Another criticism of free software is that we should not be allowed to copy and share all software since it would destroy the economy of computer programs. The third freedom of the GPL is not saying that programmers can’t get paid for their work. Indeed, they could still be commissioned to write custom-made programs for a particular users. As Stallman points out: “The free software philosophy rejects a specific widespread business practice, but it is not against business. When businesses respect the users’ freedom, we wish them success. ” [1; p. 24]
This leads, however, to a forth criticism that I heard yesterday when talking with a friend of mine about this: Nobody would ever go for such an idealistic scheme. Why would anyone want to spend time writing code (recipes or whatever) for free? Forcing companies to allow people to share their software freely will lead to the extinction of software used by normal people. Fortunately, we don’t need to try to theorize about the depths of human psychology to answer this one. The truth is that people do. Wikipedia is one of the best known examples and the GNU/Linux project has now reached such a high level of maturity and user-friendliness that everyone can download and use a free system already. It’s already here and working! For some reason, people are contributing to this free knowledge. It’s just a matter of actually using it. Why the resistance?

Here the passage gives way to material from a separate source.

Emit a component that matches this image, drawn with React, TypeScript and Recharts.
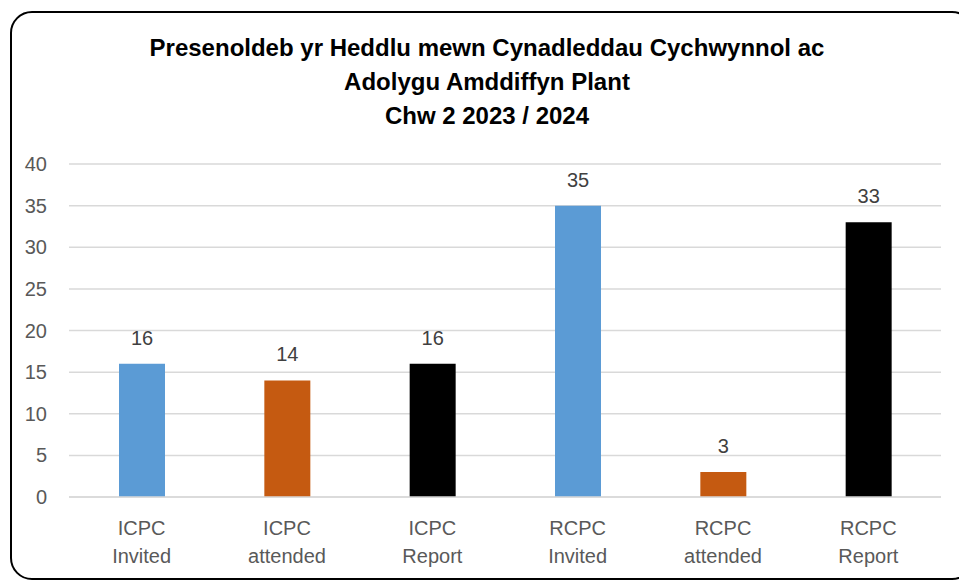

Why is free (gratuit) software dangerous?
Software that is only gratuit but not libre is dangerous because it creates addictions. Doing the right thing is usually not the easiest thing to do. Sometimes it is, but most of the times it requires more effort. The same goes for using free (libre) software.
Companies usually have ulterior motives in developing attractive, free (gratuit) software. For example, Apple’s OS, though not free at all, could be argued to be easier to use than the free alternatives, but it is only allowed to run on Apple hardware.  Next thing you know, you not only want a MacBook, but also an iPod, an iPhone, and other iThings. Once you’re fully equipped, you really have to hope that Apple continues to go in the direction you like, or else you’re stuck. In addition to the long term problems that this creates, there are also serious short term problems: Software, and songs that are filled with DRM’s  can’t be used on other systems. Most songs bought though iTunes, for examples, can only be played on a restricted number of “authorized” computers. DRM’s are one example that immediately restrict the user’s freedom. 
The longer we use proprietary programs like Keynote, Pages, or Garage Band, the harder it becomes to convert our work and make the switch to a free system. I use Apple instead of Microsoft as an example because that’s what we use at our school, and also because Microsoft is already heavily criticized by others anyway. Software that is gratuit but not libre usually fuels a corporate addiction that is difficult to break; Microsoft and Apple are no different in this respect.
Again, the essence of the issue is not about software, or programming, or even about technology. It is about preserving the freedom to know what we are using, and the intellectual freedom of discovering new and better ways of doing things. The same underlying philosophy applies to science, politics, and other areas of civic life. With technology, however, one of the biggest problems is that “interest in the software is growing faster than awareness of the philosophy it is based on.” [1; p. 31] This can lead to dangerous addictions that are hard to recognized and acknowledge, let alone dealt with.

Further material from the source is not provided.